The spread of COVID-19 caused a sharp spike in the sale of pulse oximeters, those little electronic devices we slip onto your finger when you’re at the hospital. A pulse oximeter measures the saturation of oxygen in your red blood cells by shining light through your fingertip and reading how much is absorbed, with a normal range usually between 95 and 100.

It’s a handy little device that tells us something about how your body is functioning. But if you, like countless panicked Americans, are considering buying one for home use, I recommend you save your money. Here’s why.

You probably don’t need one.

There are times when home monitoring is necessary, and patients who have significant chronic lung disease or are dependent on oxygen should be tracking their levels. But this is part of their greater plan of care supervised by a doctor.

While a pulse oximeter may help you feel some measure of control over your health—it’s a number you can look at and understand fairly easily—it doesn’t tell a complete story.

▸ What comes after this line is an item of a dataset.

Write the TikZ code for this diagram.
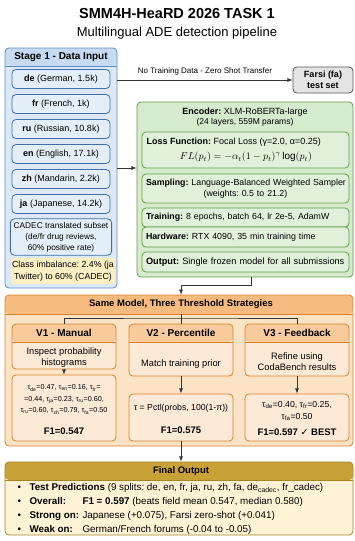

Your pulse oximetry levels don’t always correlate with your level of illness.

There are plenty of people who feel terrible despite excellent pulse oximetry levels. The reverse is true as well. At the hospital, we don’t use a pulse oximeter as the only measure of health, and neither should you.

Pay the most attention to your symptoms: Are you feeling severely ill? Struggling to breathe? Seek medical attention no matter what your finger is telling you.

That said, certain pulse oximetry levels can be cause for concern. If you have a pulse oximeter and find your numbers dipping below 90, you should probably be seen by a doctor.

You’ll spend way too much time staring at that number.

I typically don’t give pulse oximeters to my patients because it’s too easy to fixate on them. Some keep logs of their levels and draw graphs and chart changes that really aren’t relevant to their overall health. If you tell me your oxygen level is usually 97 but now it’s at 93, what does that mean? In a vacuum, nothing. As I said before, this is just one measure of your health, and we need to know a lot more to determine what may be happening.

Trust me, I understand the desire to have control over our bodies at a time when COVID-19 is challenging a lot of assumptions we had about our health. But your best course of action is to limit your exposure and pay attention to how you’re feeling. Talk to your doctor if you think you’re experiencing symptoms. Leave the pulse oximeters on the shelves.

Jonathan Parsons is a pulmonologist at The Ohio State University Wexner Medical Center and director of the Ohio State Asthma Center. He’s also a professor at The Ohio State University College of Medicine and serves as executive vice chair of Clinical Affairs in the Department of Internal Medicine.